En 2003, Serge Raffy envoie Castro et sa révolution au gibet. Son livre, Castro l’infidèle,« roman hallucinant mais vrai » selon la 4e de couverture, fait davantage office de réquisitoire que de biographie : ses sources presque uniquement des anticastristes notoires de Miami, des anticastristes de Cuba et des anticastristes « tout court ». Avec deux fois plus de références bibliographiques (œuvres et discours de Castro, écrits de Che Guevara, rapports de journalistes dissidents et d’agences internationales, monographies et ouvrages de toutes allégeances), Volker Skierka propose « une vision équitable d’un révolutionnaire devenu un dictateur ». Alors que Raffy occulte la « bête politique » qu’est le Líder Máximo, Skierka lui consacre de très nombreuses pages fort bien documentées. Que l’on soit castriste, anticastriste ou que l’on loge quelque part entre les deux, force est de constater que le régime Castro tout comme son ministre-président ont la vie dure ! L’auteur nous en relate d’ailleurs, références à l’appui, les bons et les mauvais côtés : en libérant les Cubains d’une dépendance coloniale, la Révolution leur a donné une identité et une dignidad, elle a fait de Cuba un modèle, dans le Tiers-Monde, en matière d’éducation et de santé ; en contrepartie, sous la tutelle du Líder Máximo, les Cubains, privés de libertés politiques et matérielles, de perspective sur le plan professionnel, vivent une insécurité politique constante, une pénurie de biens essentiels imputable principalement aux embargos américains, au blocus économique prolongé et inflexible de leur voisin du Nord qui n’attend que la fin du régime pour remettre la patte sur l’île afin d’y réimplanter le capitalisme et le « gangsterismo » qui y avait cours avant la chute de Batista.

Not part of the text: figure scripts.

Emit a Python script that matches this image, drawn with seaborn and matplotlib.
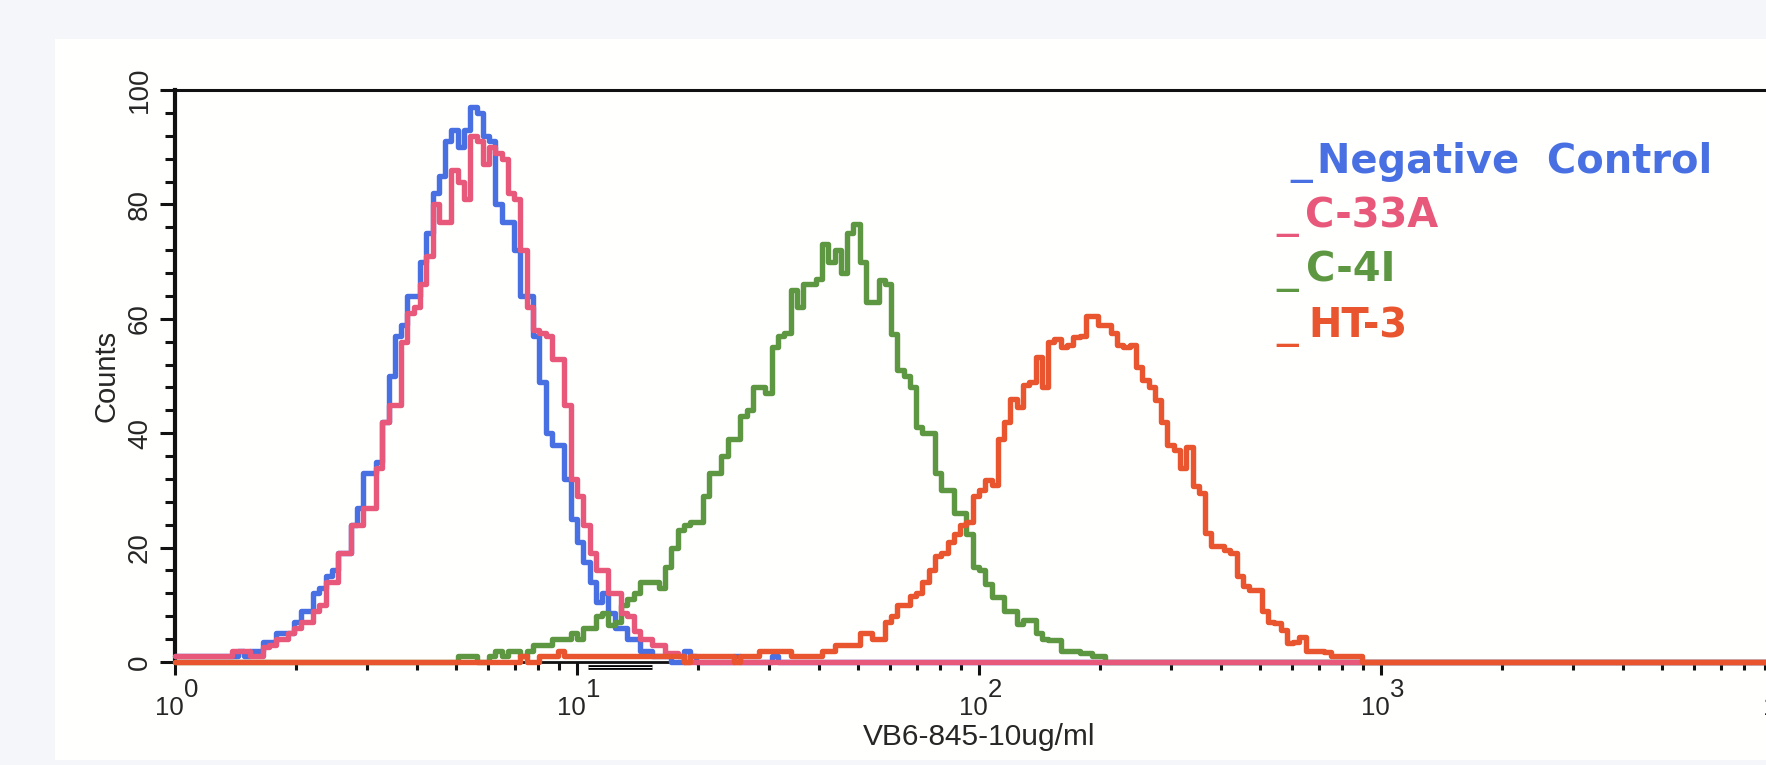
import numpy as np
import pandas as pd
import matplotlib
matplotlib.use("Agg")
import matplotlib.pyplot as plt
from matplotlib.patches import Rectangle
from matplotlib.ticker import LogLocator, NullFormatter, MultipleLocator
import seaborn as sns

# 256 log-amplified channels spread over four decades
n_channels = 256
channels_per_decade = 64

samples = ["Negative  Control", "C-33A", "C-4I", "HT-3"]
sample_colors = ["#4870e2", "#e8587a", "#5e9742", "#e8552f"]

neg_ctrl_start = 0
neg_ctrl_counts = [1, 1, 1, 1, 1, 1, 1, 1, 1, 1, 2, 1, 2, 2, 3.5, 3.5, 5, 5, 5, 7,
                   9, 9, 12, 13, 15, 16, 19, 19, 24, 27, 33, 33, 35, 42, 50, 57,
                   59, 64, 64, 70, 75, 82, 85, 91, 93, 90, 93, 97, 96, 92, 91, 80,
                   77, 77, 72, 64, 64, 57, 49, 40, 38, 38, 32, 25, 21, 17.5, 14,
                   10.5, 12, 8.6, 6, 6, 4, 4, 2, 2, 1, 1, 1, 0, 0, 2, 1, 0, 0, 0,
                   0, 0, 0, 1, 0, 0, 0, 0, 0, 1]

c33a_start = 0
c33a_counts = [1, 1, 1, 1, 1, 1, 1, 1, 1, 2, 2, 2, 1, 1, 2.6, 3, 4, 4, 5, 6, 7, 7,
               9, 10, 14, 14, 19, 19, 24, 24, 27, 27, 34, 42, 45, 45, 56, 61, 62,
               66, 71, 80, 77, 77, 86, 84, 81, 92, 91, 87, 90, 89, 88, 82, 81, 72,
               62, 58, 57.5, 57, 53, 53, 45, 32, 29, 24, 19, 16, 16, 12, 12, 8.6,
               8, 5.4, 4, 4, 3, 3, 1.6, 1.5, 1]

c4i_start = 45
c4i_counts = [1, 1, 1, 0, 0, 1, 2, 1, 2, 2, 1, 2, 3, 3, 3, 4, 4, 4, 5, 4, 6, 6, 8,
              8.5, 6.5, 7, 10, 11, 12, 14, 14, 14, 13, 16.6, 20, 23, 24, 24.5,
              24.5, 29, 33, 33, 36, 39, 39, 43, 44, 48, 48, 47, 55, 57, 57.5, 65,
              62, 66, 66, 67, 73, 70, 72, 68, 75, 76.5, 70, 63, 63, 66.7, 66,
              57.4, 51, 50, 48, 41, 40, 40, 33, 30, 30, 26, 26, 22.4, 16.6, 16,
              13.7, 11.4, 11.4, 9, 9, 6.7, 7.3, 7.3, 5, 4, 3.8, 3.8, 2, 2, 2,
              1.5, 1.5, 1, 1]

ht3_start = 55
ht3_counts = [1, 0, 0, 1, 1, 1, 2, 1, 1, 1, 1, 1, 1, 1, 1, 1, 1, 1, 1, 1, 1,
              1, 1, 1, 1, 1, 0, 1, 1, 1, 1, 1, 1, 1, 0, 1, 1, 1, 2, 2, 2, 2, 2,
              1, 1, 1, 1, 1, 2, 2, 3, 3, 3, 3, 5, 5, 4, 4, 7, 8, 10, 10, 11.5, 12,
              14, 16, 18.5, 19, 21, 22.4, 24, 24.5, 29, 30, 31.8, 31, 39, 42, 46,
              44.5, 48.5, 49, 53.3, 48, 56, 56.5, 55, 55.5, 56.8, 57, 60.5, 60.5,
              59, 59, 57.5, 55.5, 55, 55.5, 51.6, 49.3, 48, 45.8, 42, 38, 37, 34,
              37.6, 30.7, 29.5, 22.5, 20.2, 20.2, 19.6, 19, 15, 13.2, 12.6, 12.6,
              9, 7, 6.8, 5.6, 3.3, 3.5, 4.4, 2, 2, 2, 1.8, 1, 1, 1, 1, 1]

sample_starts = [neg_ctrl_start, c33a_start, c4i_start, ht3_start]
sample_counts = [neg_ctrl_counts, c33a_counts, c4i_counts, ht3_counts]

# marker gate drawn just under the baseline
gate_range = [10.65, 15.4]

y_ticks = [0, 20, 40, 60, 80, 100]
x_decades = [0, 1, 2, 3, 4]
x_label = "VB6-845-10ug/ml"
y_label = "Counts"


def full_histogram(start, counts):
    h = np.zeros(n_channels)
    h[start:start + len(counts)] = counts
    return h


edges = 10.0 ** (np.arange(n_channels + 1) / channels_per_decade)

sns.set_style("ticks")
plt.rcParams["font.family"] = ["Liberation Sans", "DejaVu Sans"]

W, H = 1766, 765
fig = plt.figure(figsize=(W / 100, H / 100), dpi=100, facecolor="#f5f6fa")
# paper sheet
fig.add_artist(Rectangle((55 / W, 1 - 760 / H), 1 - 55 / W, (760 - 39) / H,
                         transform=fig.transFigure, facecolor="#fffffd",
                         edgecolor="none", zorder=0))

ax = fig.add_axes([175 / W, 1 - 662 / H, 1608 / W, 572 / H])
ax.set_facecolor("none")
ax.set_xscale("log")

# stacking: control at the back, HT-3 in front
z_order = {0: 3, 2: 4, 1: 5, 3: 6}
for i, (name, start, counts, color) in enumerate(
        zip(samples, sample_starts, sample_counts, sample_colors)):
    h = full_histogram(start, counts)
    df = pd.DataFrame({"x": edges, "y": np.append(h, h[-1])})
    sns.lineplot(data=df, x="x", y="y", ax=ax, color=color, lw=3.9,
                 drawstyle="steps-post", estimator=None, sort=False,
                 zorder=z_order[i], clip_on=False)

# gate marker
ax.plot(gate_range, [-0.8, -0.8], color="black", lw=3.4, zorder=1,
        clip_on=False, solid_capstyle="butt")
ax.plot(gate_range, [-0.8, -0.8], color="white", lw=0.7, zorder=1.1,
        clip_on=False, solid_capstyle="butt")

ax.set_xlim(10 ** x_decades[0], 10 ** x_decades[-1])
ax.set_ylim(y_ticks[0], y_ticks[-1])

ax.spines["right"].set_visible(False)
ax.spines["left"].set_linewidth(3.0)
ax.spines["top"].set_linewidth(2.2)
ax.spines["bottom"].set_linewidth(2.0)
for s in ax.spines.values():
    s.set_color("#111111")
    s.set_zorder(2)

ax.xaxis.set_major_locator(LogLocator(base=10, numticks=10))
ax.xaxis.set_minor_locator(LogLocator(base=10, subs=np.arange(2, 10), numticks=100))
ax.xaxis.set_major_formatter(NullFormatter())
ax.xaxis.set_minor_formatter(NullFormatter())
ax.tick_params(axis="x", which="major", direction="out", length=9, width=2.2,
               color="#111111")
ax.tick_params(axis="x", which="minor", direction="out", length=6, width=2.2,
               color="#111111")

ax.set_yticks(y_ticks)
ax.yaxis.set_minor_locator(MultipleLocator(4))
ax.set_yticklabels([str(v) for v in y_ticks], rotation=90, fontsize=20,
                   va="center")
ax.tick_params(axis="y", which="major", direction="out", length=10.8, width=2.2,
               pad=5, color="#111111")
ax.tick_params(axis="y", which="minor", direction="out", length=7.2, width=2.2,
               color="#111111")

# decade labels: "10" with a full-size raised exponent
for k in x_decades:
    ax.annotate("10", xy=(10 ** k, 0), xycoords=("data", "axes fraction"),
                xytext=(6.5, -38.2), textcoords="offset points", ha="right",
                va="baseline", fontsize=18.5, annotation_clip=False)
    ax.annotate(str(k), xy=(10 ** k, 0), xycoords=("data", "axes fraction"),
                xytext=(6.5, -25.2), textcoords="offset points", ha="left",
                va="baseline", fontsize=18.5, annotation_clip=False)

ax.set_xlabel(x_label, fontsize=21.5)
ax.xaxis.label.set_va("baseline")
ax.xaxis.set_label_coords(0.5, (662 - 745) / 572)
ax.set_ylabel(y_label, fontsize=21)
ax.yaxis.label.set_va("baseline")
ax.yaxis.set_label_coords((115 - 175) / 1608, 0.5)

# legend text block
legend_rows = [(1290, 1317, 173), (1276, 1305, 227), (1276, 1306, 282), (1276, 1308, 337)]
for (ux, tx, base), name, color in zip(legend_rows, samples, sample_colors):
    fig.text(ux / W, 1 - base / H, "_", color=color, fontsize=31,
             family="DejaVu Sans", ha="left", va="baseline")
    fig.text(tx / W, 1 - base / H, name, color=color, fontsize=28.8,
             family="DejaVu Sans", fontweight="bold", ha="left", va="baseline")

fig.savefig("out.png", dpi=100, facecolor=fig.get_facecolor())
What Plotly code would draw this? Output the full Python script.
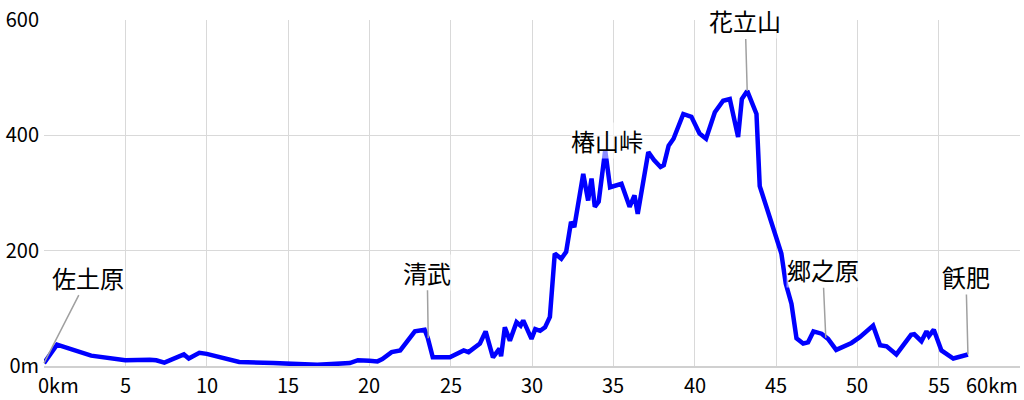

Tout n’est pas si noir que le prétend Serge Raffy dans son thriller politique, et tout n’est pas si blanc à l’extérieur de l’île. N’oublions pas que la désinformation n’a pas cours qu’à Cuba
« Castro ne s’est jamais laissé détourner par des considérations matérielles. Ceux qui le connaissent, et même ses adversaires, le considèrent comme l’un des rares potentats qui ne se sont pas enrichis à l’exercice du pouvoir et qui n’ont pas transféré des millions en Suisse. » Alors que Raffy a abaissé Castro au rang des pires dictateurs, Volker Skierka le distingue des Milosevic, Hussein et autres tyrans de cet acabit. Fidel Castro « El comandante » fait incontestablement plus sérieux que la catilinaire de Raffy.